The LabelFusion is an awesome tool for creating own datastes. It was designed, however,to accept as input messages in the LCM message format that matches the openni2-camera.lcm driver. An intermidate layer,such as the rgbd_ros_to_lcm ros package,is necessary when the pipeline is used with a RealSense cmaera. To use this ros package, specify the "rgb_topic" and "depth_topic" in "input parameters" part of the file "lcm_republisher.launch" as "/camera/color/image_raw" and "/camera/aligned_depth_to_color/image_raw",respectively.
There are also some necessary modifications in the original LabelFusion implementation to accept different camera intrinsic parameters:
LabelFusion/modules/labelfusion/rendertrainingimages.py
to the the following:
def setCameraInstrinsicsAsus(view):
principalX = 315.2859903333336
principalY = 244.88168334960938
focalLength = 616.0936279296875
setCameraIntrinsics(view, principalX, principalY, focalLength)
LabelFusion/scripts/prepareForObjectAlignment.py
to the following:
os.system(path_to_ElasticFusion_executable + " -l ./" + lcmlog_filename+ " -cal ./camera.cfg")
fx fy cx cy
in just one line.The rest is the same as what is documented in LabelFusion's original pipeline.
Note1: If you encounter error message which says "Leaf size is too small for the input dataset. Integer indices would overflow" when run "run_alignment_tool". It's possibly because that the coordinate values of the model mesh is in mm unit, chaning them to m(i.e., rescale by factor of 1000) should solve the problem. To do that, you can for example utilize the blender program.
Note2: If you encounter "GLXBadContext 169", or"GLXBadDrawable 171" error, it's possibly bacause you're using nvidia-docker2, which is deprecated. You can fix that by using nvidia-docker and following a history version of the offical tutorial.
The images generated by LabelFusion with adjacent indices are usually similar to each other, morerover, the formats of original datasets and what is required by DenseFusion are different. All those make it impossible to use the orginal datastes directly in your code. That's why we need "generatedataset.py" in "/useful". To use this script, make a new directory called "/mydataset" wherever you like, then make a new directory called "/segmentation" and a new file called "posedata.yml" in "/mydataset", also copy the images generated by LabelFusion and "generatedataset.py" to "/mydataset", then change directory to the newly created folder "/segmentation", inside the "/segmentation" folder, make three new folders called "/mask", "/depth" and "/rgb", then change directory back to "/mydataset" and run "python generatedataset.py".

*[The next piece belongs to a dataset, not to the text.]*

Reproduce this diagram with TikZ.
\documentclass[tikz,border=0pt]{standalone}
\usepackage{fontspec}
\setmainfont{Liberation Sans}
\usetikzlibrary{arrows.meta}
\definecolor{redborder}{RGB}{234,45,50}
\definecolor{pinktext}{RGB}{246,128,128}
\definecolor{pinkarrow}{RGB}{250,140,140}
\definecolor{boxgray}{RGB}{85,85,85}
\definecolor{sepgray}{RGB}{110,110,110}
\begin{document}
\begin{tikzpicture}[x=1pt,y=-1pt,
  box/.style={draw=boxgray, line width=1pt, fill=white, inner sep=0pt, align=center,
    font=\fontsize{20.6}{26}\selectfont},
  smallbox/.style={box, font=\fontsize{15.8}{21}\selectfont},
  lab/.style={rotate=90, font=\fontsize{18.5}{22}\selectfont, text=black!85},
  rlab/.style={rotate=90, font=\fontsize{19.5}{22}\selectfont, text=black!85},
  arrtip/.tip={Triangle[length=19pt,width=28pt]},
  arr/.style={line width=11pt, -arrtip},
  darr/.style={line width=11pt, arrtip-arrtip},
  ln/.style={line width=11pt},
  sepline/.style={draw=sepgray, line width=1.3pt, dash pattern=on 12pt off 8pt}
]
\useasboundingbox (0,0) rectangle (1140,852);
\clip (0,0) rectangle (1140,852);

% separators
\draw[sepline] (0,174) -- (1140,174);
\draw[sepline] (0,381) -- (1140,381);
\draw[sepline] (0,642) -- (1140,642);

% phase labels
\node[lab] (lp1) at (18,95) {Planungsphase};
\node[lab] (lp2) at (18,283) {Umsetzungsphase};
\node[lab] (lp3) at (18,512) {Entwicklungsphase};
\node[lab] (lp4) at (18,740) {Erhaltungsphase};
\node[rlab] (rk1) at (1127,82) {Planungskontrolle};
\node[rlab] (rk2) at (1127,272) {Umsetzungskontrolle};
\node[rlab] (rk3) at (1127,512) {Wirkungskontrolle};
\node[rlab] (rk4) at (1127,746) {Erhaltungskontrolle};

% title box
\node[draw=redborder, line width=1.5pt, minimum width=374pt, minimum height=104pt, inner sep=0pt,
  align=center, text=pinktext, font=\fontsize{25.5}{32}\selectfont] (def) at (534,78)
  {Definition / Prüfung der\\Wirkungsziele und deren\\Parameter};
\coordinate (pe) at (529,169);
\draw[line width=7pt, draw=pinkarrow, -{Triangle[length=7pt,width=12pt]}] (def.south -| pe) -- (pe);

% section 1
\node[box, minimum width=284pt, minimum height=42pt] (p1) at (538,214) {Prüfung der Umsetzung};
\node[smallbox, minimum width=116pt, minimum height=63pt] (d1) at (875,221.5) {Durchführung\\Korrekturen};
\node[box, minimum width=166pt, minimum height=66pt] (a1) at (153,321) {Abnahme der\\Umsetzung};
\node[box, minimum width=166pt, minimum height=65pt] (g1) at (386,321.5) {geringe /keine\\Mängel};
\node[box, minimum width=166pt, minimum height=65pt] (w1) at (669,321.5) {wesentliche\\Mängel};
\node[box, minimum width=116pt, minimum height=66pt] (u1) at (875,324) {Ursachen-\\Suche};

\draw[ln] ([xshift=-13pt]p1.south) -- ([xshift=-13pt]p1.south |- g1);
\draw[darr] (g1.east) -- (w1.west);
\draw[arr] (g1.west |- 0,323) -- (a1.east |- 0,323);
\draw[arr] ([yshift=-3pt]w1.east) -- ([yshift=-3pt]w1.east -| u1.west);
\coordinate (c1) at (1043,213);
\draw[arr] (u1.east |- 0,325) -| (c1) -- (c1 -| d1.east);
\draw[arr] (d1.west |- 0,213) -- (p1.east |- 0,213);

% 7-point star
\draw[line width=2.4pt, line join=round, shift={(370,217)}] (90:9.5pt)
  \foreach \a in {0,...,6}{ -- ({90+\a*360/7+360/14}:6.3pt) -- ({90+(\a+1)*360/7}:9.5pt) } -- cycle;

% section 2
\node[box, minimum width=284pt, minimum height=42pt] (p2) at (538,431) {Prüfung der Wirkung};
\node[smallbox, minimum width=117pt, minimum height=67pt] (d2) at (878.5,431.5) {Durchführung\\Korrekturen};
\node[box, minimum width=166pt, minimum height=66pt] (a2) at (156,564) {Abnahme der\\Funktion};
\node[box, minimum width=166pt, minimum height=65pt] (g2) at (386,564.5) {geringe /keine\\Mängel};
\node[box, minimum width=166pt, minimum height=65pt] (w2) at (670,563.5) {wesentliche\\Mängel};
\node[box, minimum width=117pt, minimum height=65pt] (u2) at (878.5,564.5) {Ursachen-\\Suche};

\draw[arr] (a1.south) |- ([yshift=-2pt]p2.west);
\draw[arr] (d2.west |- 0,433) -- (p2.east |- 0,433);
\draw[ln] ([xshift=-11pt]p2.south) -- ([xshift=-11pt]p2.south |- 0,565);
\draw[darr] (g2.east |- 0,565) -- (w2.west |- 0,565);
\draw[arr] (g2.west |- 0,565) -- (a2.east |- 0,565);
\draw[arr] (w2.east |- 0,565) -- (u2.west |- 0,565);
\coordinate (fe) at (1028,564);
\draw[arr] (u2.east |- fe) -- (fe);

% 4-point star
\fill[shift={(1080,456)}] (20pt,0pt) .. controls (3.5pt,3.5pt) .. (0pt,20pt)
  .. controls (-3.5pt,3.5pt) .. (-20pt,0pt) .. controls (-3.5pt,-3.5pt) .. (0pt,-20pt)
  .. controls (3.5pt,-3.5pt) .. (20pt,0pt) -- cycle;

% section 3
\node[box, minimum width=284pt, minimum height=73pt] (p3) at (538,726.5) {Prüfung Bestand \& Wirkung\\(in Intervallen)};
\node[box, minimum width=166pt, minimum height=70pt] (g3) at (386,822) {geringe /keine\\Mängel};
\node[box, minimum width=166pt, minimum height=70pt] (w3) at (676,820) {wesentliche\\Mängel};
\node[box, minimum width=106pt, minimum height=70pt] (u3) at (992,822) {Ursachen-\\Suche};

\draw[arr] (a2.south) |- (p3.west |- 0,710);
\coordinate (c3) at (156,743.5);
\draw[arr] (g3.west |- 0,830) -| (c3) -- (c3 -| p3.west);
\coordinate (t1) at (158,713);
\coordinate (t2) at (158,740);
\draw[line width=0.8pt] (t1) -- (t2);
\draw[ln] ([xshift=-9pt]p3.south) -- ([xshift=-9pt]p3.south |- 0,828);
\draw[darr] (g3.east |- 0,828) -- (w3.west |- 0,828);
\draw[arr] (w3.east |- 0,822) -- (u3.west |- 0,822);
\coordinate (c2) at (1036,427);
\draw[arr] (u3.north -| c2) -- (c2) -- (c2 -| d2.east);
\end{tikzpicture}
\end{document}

The point cloud of .ply format can be obtained by using this python script. If you need a .pcd format point cloud absolutely,try the "pcl_converter" tool after installing the PCL library, the syntax is as follows:
pcl_converter -f ascii 0000.ply 0000.pcd
You may encounter a "Cannot read geometry" error, this is due to the fact that the .ply file does not declare any information about faces(just vertices).A workaround is to add the following two lines after the line "property uchar alpha" in the header part of the .ply file.
element face 0
property list uchar int vertex_indices
In the /ma_densefusion folder, run:
./experiments/scripts/train_poseownnet.sh
In the /ma_densefusion folder, run:
./experiments/scripts/eval_poseownnet.sh
In the /ma_densefusion/seg/ folder, run:
python3 train.py
In the /ma_densefusion/seg/ folder, run:
python3 segeval.py
Note that you may need to adjust some lines of code to get segmentation results for just one picture or the whole datasets according to your need, see comments in the python script for detail.
Copy the /densefusion_ros folder to your ROS catkin_ws/src, soure your catkin_ws/devel/setup.bash file,change directory to catkin_ws/src/densefusion_ros/src, and then run:
rosrun densefusion_ros densefusion_ros.py --model=flansch
the option "--model" allows you to specify which object you are woking with, change "--model=flansch" to "--model=schaltgabel" or "--model=stift" if you want to detect other objects.